If you want to know a path to health and happiness, it is this kind of sanity. Instead of playing in a sandbox in our minds made up of our wishes and desires, we focus on how things work in reality, and choose from among the options offered so that tomorrow is better than today.

But according to neurotic liberals, that’s a “subjective” standard.

9 Comments

  1. slumlord says:

    I’m glad to see that you’re finally coming around to my reasoning.

    Conservatism is first and foremost a belief in the truth. It’s radicalism arises when we recognise an error and push forward change to correct it.

    1. Owl says:

      Stevens has been saying this for years, if not a decade.

      1. slumlord says:

        Interesting.

        When I raised the issue a while ago he took me to task for it.

        1. slumlord says:

          Sorry, my bad.

          It appears that I was taken to task by a certain A. Realist.

          1. Owl says:

            No worries, it happens.

            I for one don’t hold internet grudges. ;)

  2. lisacolorado says:

    “Our witless prole drift culture likes to draw absurd distinctions like fact/factless, subjective/objective, political correctness, socially acceptable, etc. These are all proxies for what the crowd likes, and what it doesn’t. They can’t say that (it would be subjective) so instead they invent nonsense rules.”

    Right! I’m reading what Lakoff has to say about Democratic politics and framing the message. He claims that our political sides have to do with how mean Daddy was to us. Liberals come from families with “nurturant fathers.” At first I thought that narrative made good sense and it even made me feel kinda sorry that my dad was so tough on us sometimes. But then Lakoff’s narrative collapsed in my mind because he forgot to tell his readers that when someone grows up in a household where dad had authority, eventually his children grow out of that child role and they are prepared for responsible adulthood. In liberalism, people think of the State as some kind of lactating mother/father figure.

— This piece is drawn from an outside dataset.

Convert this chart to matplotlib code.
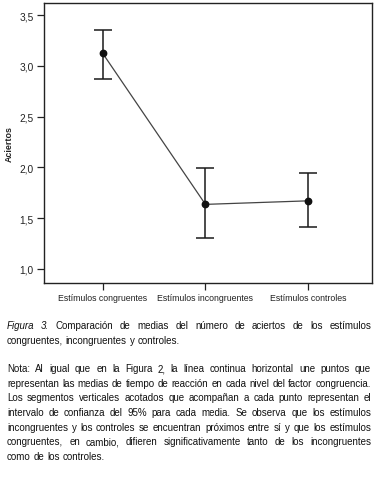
import numpy as np
import matplotlib
matplotlib.use('Agg')
import matplotlib.pyplot as plt

categorias = ['Estímulos congruentes', 'Estímulos incongruentes', 'Estímulos controles']
medias = [3.125, 1.635, 1.67]
ic_inf = [2.87, 1.30, 1.41]
ic_sup = [3.35, 1.99, 1.94]
yticks = [1.0, 1.5, 2.0, 2.5, 3.0, 3.5]

caption_lines = [
    ['Figura 3.', 'Comparación de medias del número de aciertos de los estímulos'],
    ['', 'congruentes, incongruentes y controles.'],
]
nota_lines = [
    'Nota: Al igual que en la Figura 2, la línea continua horizontal une puntos que',
    'representan las medias de tiempo de reacción en cada nivel del factor congruencia.',
    'Los segmentos verticales acotados que acompañan a cada punto representan el',
    'intervalo de confianza del 95% para cada media. Se observa que los estímulos',
    'incongruentes y los controles se encuentran próximos entre sí y que los estímulos',
    'congruentes, en cambio, difieren significativamente tanto de los incongruentes',
    'como de los controles.',
]

plt.rcParams['font.family'] = ['Liberation Sans', 'DejaVu Sans']

W, H = 378, 489
fig = plt.figure(figsize=(W / 100, H / 100), dpi=100)
fig.canvas.draw()
r = fig.canvas.get_renderer()


def width(s, size, style='normal'):
    t = fig.text(0, 0, s, fontsize=size, style=style)
    w = t.get_window_extent(r).width
    t.remove()
    return w


# tamano de letra de las etiquetas del eje x (ancho ~91 px en la referencia)
tick_fs = 10 * 90 / width(categorias[0], 10)

ax = fig.add_axes([44 / W, 1 - 284 / H, (372 - 44) / W, (284 - 4) / H])

x = np.arange(len(categorias))
m = np.array(medias)
yerr = [m - np.array(ic_inf), np.array(ic_sup) - m]
ax.plot(x, m, color='#444444', lw=0.9, zorder=2)
ax.errorbar(x, m, yerr=yerr, fmt='none', ecolor='#1a1a1a', elinewidth=1.1,
            capsize=6.8, capthick=1.1, zorder=3)
ax.plot(x, m, 'o', color='#111111', ms=4.6, zorder=4)

ax.set_xlim(-0.57, 2.62)
ax.set_ylim(0.86, 3.62)
ax.set_xticks(x)
ax.set_xticklabels(categorias, fontsize=tick_fs)
ax.set_yticks(yticks)
ax.set_yticklabels([('%.1f' % v).replace('.', ',') for v in yticks], fontsize=7.3)
ax.tick_params(direction='out', length=5, width=0.9, pad=2.5, colors='#222222')
for s in ax.spines.values():
    s.set_linewidth(1.0)
    s.set_color('#222222')
ax.set_ylabel('Aciertos', fontsize=6.4, fontweight='bold', color='#222222', labelpad=4)

# texto justificado debajo del grafico
x0, x1 = 7, 371
widest = max(width(l, 10) for l in nota_lines)
fs = 10 * (x1 - x0 - 1) / widest


def put_line(words, ypix, justify, styles=None):
    if styles is None:
        styles = ['normal'] * len(words)
    ws = [width(w, fs, st) for w, st in zip(words, styles)]
    if justify and len(words) > 1:
        gap = (x1 - x0 - sum(ws)) / (len(words) - 1)
    else:
        gap = width('a b', fs) - width('ab', fs)
    xp = x0
    for w, st, wd in zip(words, styles, ws):
        fig.text(xp / W, 1 - ypix / H, w, fontsize=fs, style=st, va='baseline',
                 ha='left', color='#111111')
        xp += wd + gap


cap1 = caption_lines[0][0].split() + caption_lines[0][1].split()
put_line(cap1, 329, True, ['italic', 'italic'] + ['normal'] * (len(cap1) - 2))
put_line(caption_lines[1][1].split(), 344, False)

y = 372
for i, line in enumerate(nota_lines):
    put_line(line.split(), y, i < len(nota_lines) - 1)
    y += 14.7

fig.savefig('out.png', dpi=100)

    If politics are based on capturing the narrative, then we need not worry because stories wind on to unexpected conclusions and when people live a story, they get smacked up with reality eventually.

    If politics are based on an understanding that we have rules of thumb for what is right, then when things happen we stand by our principles, which apply to various realities.

    I had a great conversation with my 22 y.o. about independent thinking. It was great.

    1. lisacolorado says:

      In other words we are said by George Lakoff to have political beliefs based on who and what we think we are, and whose story fits in with that.

      So it’s not that liberals don’t mind lying. They believe a person can redefine him or herself, and that the truth is whatever you say it is, because the story is the truth.

      In my life I’ve found that I built up illusions only to have them fall down and have reality smack me upside the head, and that it’s more economical to stop pretending anything and to build up from my true foundation.

      1. crow says:

        “So it’s not that liberals don’t mind lying. They believe a person can redefine him or herself, and that the truth is whatever you say it is, because the story is the truth.”

        This is profound. The story, and the words that make up the story, are reality, to a liberal. It is what they say it is, and they are what they say they are. You are, consequently, whatever they say you are…

        Well pointed-out (:>

  3. Jacob says:

    Excellent point, though how should a leader be judged? Simply those of successfully asserting their will over the masses (for the masses are unable to decide)?

    Such as, who could determine the smartest man on earth except for the smartest man himself (or most holy, etc.). Who ordains authority? We could say God, but then they may all claim this. So who is the truly ordained – him that succeeds, or would that be evil triumphing? Presumably the triumphant and good then, but then we are circular for who can judge good and they must again self-select.

    Perhaps then nature is the rule of God (if we would like to sacralize this idea) and simply those who have the best long-term plan to survive and thrive are as such only those who can “obey God” and we can see that conservative values have this property. All evil societies then would eventually destroy themselves, though it may succeed for a while – so here we could see low first-world birth rates as a self-evident sign that the modern West has strayed from the path of God (and natural law).